**** Material provided ****

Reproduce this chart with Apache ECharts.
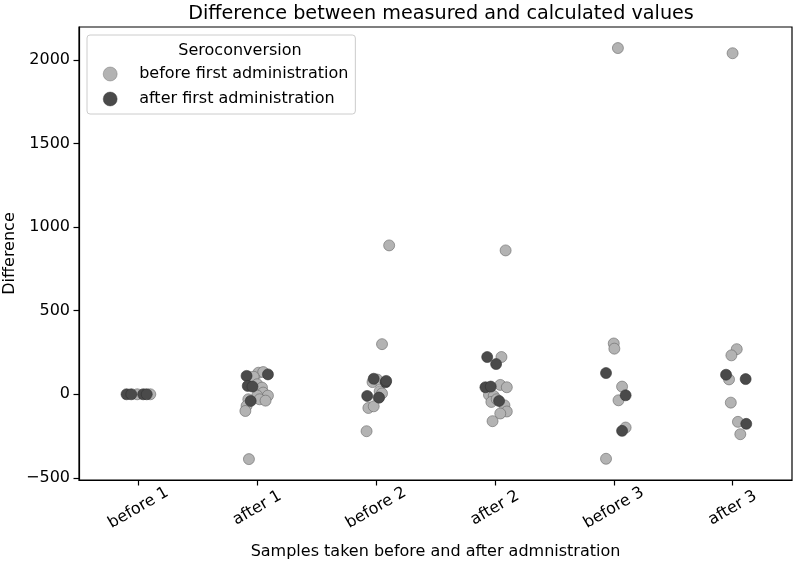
<!DOCTYPE html>
<html>
<head>
<meta charset="utf-8">
<script src="https://cdn.jsdelivr.net/npm/echarts@6/dist/echarts.min.js"></script>
<style>html,body{margin:0;padding:0;background:#fff}#c{width:800px;height:564px}</style>
</head>
<body>
<div id="c"></div>
<script>
// Categories (x axis)
var categories = ['before 1', 'after 1', 'before 2', 'after 2', 'before 3', 'after 3'];
// Y tick labels
var yTicks = [-500, 0, 500, 1000, 1500, 2000];
// Points: [categoryIndex, jitter, difference]
var seroBefore = [
  [0, -0.01, 0], [0, 0.10, 0],
  [1, -0.075, 106], [1, 0.01, 129], [1, 0.05, 133], [1, -0.03, 105], [1, 0.00, 60],
  [1, 0.04, 40], [1, 0.05, 10], [1, 0.09, -8], [1, 0.00, -8], [1, 0.02, -30],
  [1, 0.07, -38], [1, -0.075, -30], [1, -0.09, -70], [1, -0.10, -100], [1, -0.07, -388],
  [2, 0.11, 891], [2, 0.05, 300], [2, -0.03, 73], [2, 0.01, 88], [2, 0.03, 18],
  [2, 0.05, 5], [2, 0.02, -20], [2, -0.065, -82], [2, -0.02, -72], [2, -0.08, -221],
  [3, 0.09, 861], [3, 0.055, 223], [3, 0.045, 56], [3, 0.10, 42], [3, -0.05, -4],
  [3, -0.01, -10], [3, -0.03, -46], [3, 0.015, -30], [3, 0.08, -66], [3, 0.10, -103],
  [3, 0.045, -115], [3, -0.02, -161],
  [4, 0.035, 2072], [4, 0.00, 304], [4, 0.005, 273], [4, 0.07, 46], [4, 0.04, -36],
  [4, 0.10, -199], [4, -0.065, -386],
  [5, 0.00, 2041], [5, 0.035, 270], [5, -0.01, 233], [5, -0.03, 89], [5, -0.015, -50],
  [5, 0.045, -165], [5, 0.065, -239]
];
var seroAfter = [
  [0, -0.10, 0], [0, -0.06, 0], [0, 0.04, 0], [0, 0.07, 0],
  [1, 0.09, 119], [1, -0.09, 110], [1, -0.08, 50], [1, -0.04, 46], [1, -0.055, -40],
  [2, -0.02, 93], [2, 0.08, 72], [2, 0.085, 80], [2, -0.075, -10], [2, 0.025, -20],
  [3, -0.065, 223], [3, 0.01, 181], [3, -0.08, 42], [3, -0.035, 46], [3, 0.035, -40],
  [4, -0.065, 127], [4, 0.10, -6], [4, 0.07, -219],
  [5, -0.055, 117], [5, 0.11, 91], [5, 0.115, -177]
];

function toXY(arr) { return arr.map(function (p) { return [p[0] + p[1], p[2]]; }); }
var FONT = 'DejaVu Sans';
var FS = 16;
var chart = echarts.init(document.getElementById('c'), null, {renderer: 'canvas'});
chart.setOption({
  animation: false,
  backgroundColor: '#fff',
  textStyle: {fontFamily: FONT},
  title: [
    {text: 'Difference between measured and calculated values', left: 436, top: 0, textAlign: 'center',
     textStyle: {fontFamily: FONT, fontSize: 19.2, fontWeight: 'normal', color: '#000'}},
    {text: 'Seroconversion', left: 235, top: 38, textAlign: 'center',
     textStyle: {fontFamily: FONT, fontSize: FS, fontWeight: 'normal', color: '#000'}}
  ],
  legend: {
    orient: 'vertical', left: 87, top: 35,
    padding: [31, 7, 7, 16],
    itemWidth: 14, itemHeight: 14, itemGap: 9,
    backgroundColor: 'rgba(255,255,255,0.8)', borderColor: '#cccccc', borderWidth: 1, borderRadius: 3,
    itemStyle: {borderWidth: 0.4},
    textStyle: {fontFamily: FONT, fontSize: FS, color: '#000', padding: [0, 0, 0, 17]},
    data: [{name: 'before first administration', icon: 'circle'}, {name: 'after first administration', icon: 'circle'}]
  },
  grid: {left: 79, right: 8, top: 27, bottom: 84, outerBoundsMode: 'none', containLabel: false,
    show: true, borderColor: '#000', borderWidth: 1.2, backgroundColor: 'transparent'},
  xAxis: {
    type: 'value', min: -0.5, max: 5.5,
    name: 'Samples taken before and after admnistration', nameLocation: 'middle', nameGap: 64,
    nameMoveOverlap: false,
    nameTextStyle: {fontFamily: FONT, fontSize: FS, color: '#000'},
    axisLine: {show: true, onZero: false, lineStyle: {color: '#000', width: 1.2}},
    axisTick: {show: true, length: 5.5, lineStyle: {color: '#000', width: 1.2}, customValues: [0, 1, 2, 3, 4, 5]},
    axisLabel: {show: true, customValues: [0, 1, 2, 3, 4, 5], rotate: 30, align: 'center', verticalAlign: 'middle', margin: 28,
      fontFamily: FONT, fontSize: FS, color: '#000',
      formatter: function (v) { return categories[Math.round(v)]; }},
    splitLine: {show: false}
  },
  yAxis: {
    type: 'value', min: -513, max: 2198,
    name: 'Difference', nameLocation: 'middle', nameGap: 61,
    nameMoveOverlap: false,
    nameTextStyle: {fontFamily: FONT, fontSize: FS, color: '#000'},
    axisLine: {show: true, onZero: false, lineStyle: {color: '#000', width: 1.2}},
    axisTick: {show: true, length: 5.5, lineStyle: {color: '#000', width: 1.2}, customValues: yTicks},
    axisLabel: {show: true, customValues: yTicks, margin: 9, fontFamily: FONT, fontSize: FS, color: '#000',
      formatter: function (v) { return v < 0 ? '\u2212' + Math.abs(v) : String(v); }},
    splitLine: {show: false}
  },
  series: [
    {name: 'before first administration', type: 'scatter', symbol: 'circle', symbolSize: 11,
     itemStyle: {color: '#b3b3b3', borderColor: '#666', borderWidth: 0.6, opacity: 1},
     data: toXY(seroBefore)},
    {name: 'after first administration', type: 'scatter', symbol: 'circle', symbolSize: 11,
     itemStyle: {color: '#4a4a4a', borderColor: '#333', borderWidth: 0.6, opacity: 1},
     data: toXY(seroAfter)}
  ]
});
</script>
</body>
</html>
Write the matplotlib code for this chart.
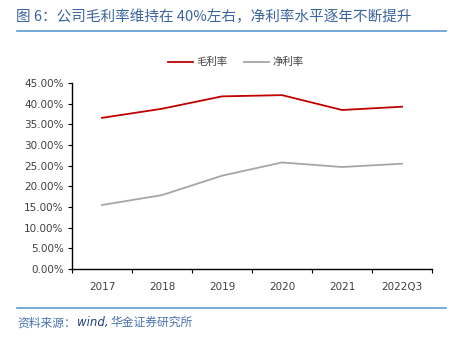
import matplotlib
matplotlib.use('Agg')
import matplotlib.pyplot as plt
from matplotlib.ticker import FuncFormatter, MultipleLocator
from matplotlib.lines import Line2D

plt.rcParams['font.family'] = ['DejaVu Sans', 'Noto Sans CJK SC']

"""Data read off the picture."""
years = ['2017', '2018', '2019', '2020', '2021', '2022Q3']
gross_margin = [36.6, 38.8, 41.8, 42.1, 38.5, 39.3]
net_margin = [15.5, 17.9, 22.6, 25.8, 24.7, 25.5]

fig = plt.figure(figsize=(4.51, 3.38), dpi=100)
ax = fig.add_axes([0.1596, 0.204, 0.7984, 0.550])

x = range(len(years))
ax.plot(x, gross_margin, color='#C00000', lw=1.3, label='毛利率')
ax.plot(x, net_margin, color='#A6A6A6', lw=1.3, label='净利率')

ax.set_xlim(-0.5, len(years) - 0.5)
ax.set_ylim(0, 45)
ax.yaxis.set_major_locator(MultipleLocator(5))
ax.yaxis.set_major_formatter(FuncFormatter(lambda v, p: '%.2f%%' % v))
ax.set_xticks([i + 0.5 for i in range(-1, len(years))])
ax.set_xticklabels([])
ax.set_xticks(list(x), minor=True)
ax.set_xticklabels(years, minor=True)
ax.tick_params(axis='x', which='minor', length=0, pad=9, labelsize=7.5, colors='#404040')
ax.tick_params(axis='x', which='major', length=3, direction='out', color='black')
ax.tick_params(axis='y', length=3, direction='out', labelsize=7.5, labelcolor='#404040',
               color='black', pad=3)
for s in ['top', 'right']:
    ax.spines[s].set_visible(False)
for s in ['left', 'bottom']:
    ax.spines[s].set_color('black')
    ax.spines[s].set_linewidth(1.0)

leg = ax.legend(loc='upper center', bbox_to_anchor=(0.455, 1.19), ncol=2, frameon=False,
                prop={'family': 'Noto Sans CJK SC', 'size': 7.5}, handlelength=2.4,
                columnspacing=1.6, handletextpad=0.3)
for t in leg.get_texts():
    t.set_color('#404040')

"""Title, rules and source note."""
fig.text(0.036, 0.950, '图 6：公司毛利率维持在 40%左右，净利率水平逐年不断提升',
         fontsize=10.5, color='#3B64A0', va='center', family=['Noto Sans CJK SC', 'DejaVu Sans'])
fig.add_artist(Line2D([0.038, 0.99], [0.908, 0.908], color='#5B9BD5', lw=1.2))
fig.add_artist(Line2D([0.038, 0.99], [0.089, 0.089], color='#5B9BD5', lw=1.2))

"""Source note pieces are chained one after another so they never overlap."""
parts = [('资料来源：', '#4A72B0', 'normal', 'Noto Sans CJK SC'),
         ('wind,', '#1F3F80', 'italic', 'DejaVu Sans'),
         ('华金证券研究所', '#4A72B0', 'normal', 'Noto Sans CJK SC')]
renderer = fig.canvas.get_renderer()
xpos = 0.038
for txt, col, sty, fam in parts:
    t = fig.text(xpos, 0.045, txt, fontsize=8.5, color=col, style=sty, va='center', family=fam)
    bb = t.get_window_extent(renderer=renderer)
    xpos = bb.x1 / fig.bbox.width + 0.003

fig.savefig('out.png', dpi=100)
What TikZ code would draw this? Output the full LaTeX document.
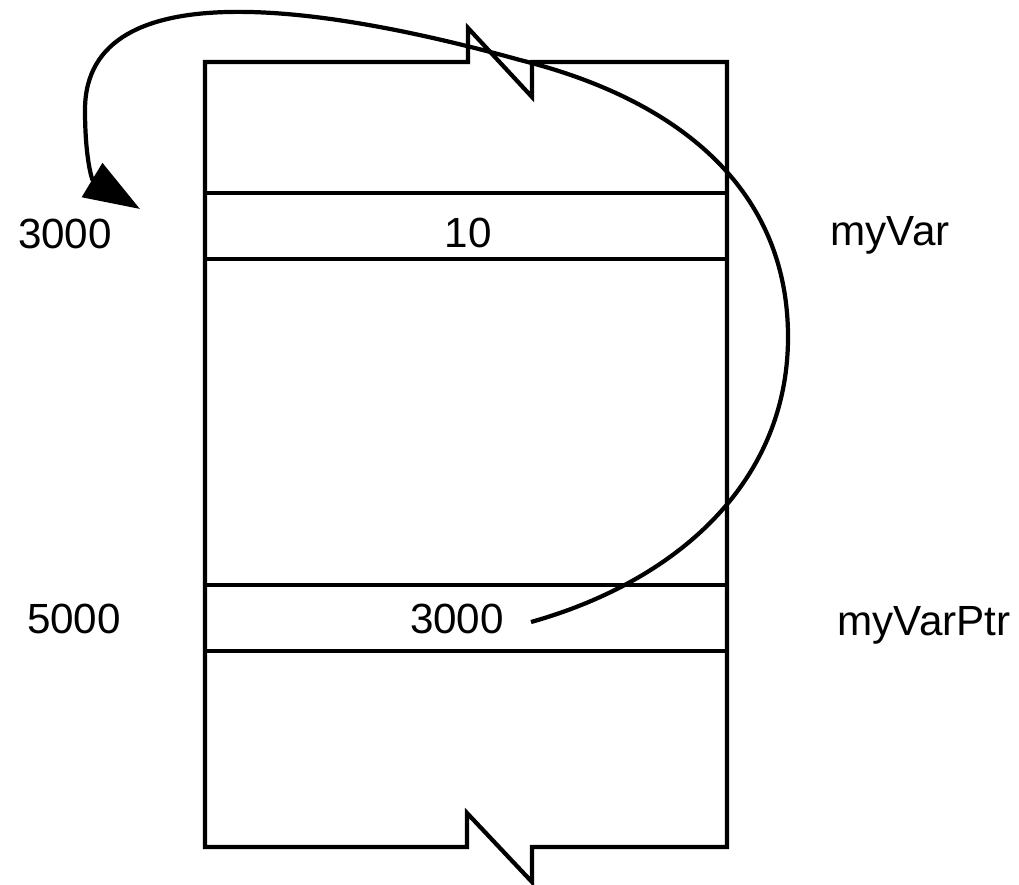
\documentclass[tikz,border=0pt]{standalone}
\usepackage{fontspec}
\setmainfont{Liberation Sans}
\usetikzlibrary{arrows.meta}
\begin{document}
\begin{tikzpicture}[x=0.01cm,y=-0.01cm,
  wall/.style={line width=1.2pt, line join=miter},
  lbl/.style={font=\fontsize{12}{14}\selectfont, inner sep=0pt, anchor=base},
  varlbl/.style={lbl, anchor=base west},
  link/.style={line width=1.2pt, -{Triangle[length=5.6mm,width=3.9mm]}}]
\useasboundingbox (0,0) rectangle (1019,884);

% memory column with break marks at top and bottom
\draw[wall] (205,62) -- (468,62) -- (468,28) -- (532,97) -- (532,62) -- (727,62)
  -- (727,847) -- (532,847) -- (532,882) -- (467,813) -- (467,847) -- (205,847) -- cycle;

% cell of myVar
\draw[wall] (205,193) -- (727,193);
\draw[wall] (205,259) -- (727,259);
% cell of myVarPtr
\draw[wall] (205,585) -- (727,585);
\draw[wall] (205,651) -- (727,651);

% addresses, contents and names
\node[lbl] (addrA) at (65,248) {3000};
\node[lbl] (valA) at (468,247) {10};
\node[varlbl] (nameA) at (830,245) {myVar};

\node[lbl] (addrB) at (74,633) {5000};
\node[lbl] (valB) at (457,633) {3000};
\node[varlbl] (nameB) at (837,635) {myVarPtr};

% pointer from the stored address back to 3000
\coordinate (src) at (531,622);
\coordinate (tgt) at (140,209);
\draw[link] (src) .. controls (680,580) and (788,480) .. (788,337)
  .. controls (788,190) and (680,100) .. (520,60)
  .. controls (340,10) and (85,-35) .. (85,110)
  .. controls (85,158) and (92,180) .. (tgt);
\end{tikzpicture}
\end{document}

****

> [Exercise]: Reproduce every line of the listing above in which the string "this" appears.

> [Completed exercise]:
Reproduce this chart with Apache ECharts.
Write the matplotlib code for this chart.
What TikZ code would draw this? Output the full LaTeX document.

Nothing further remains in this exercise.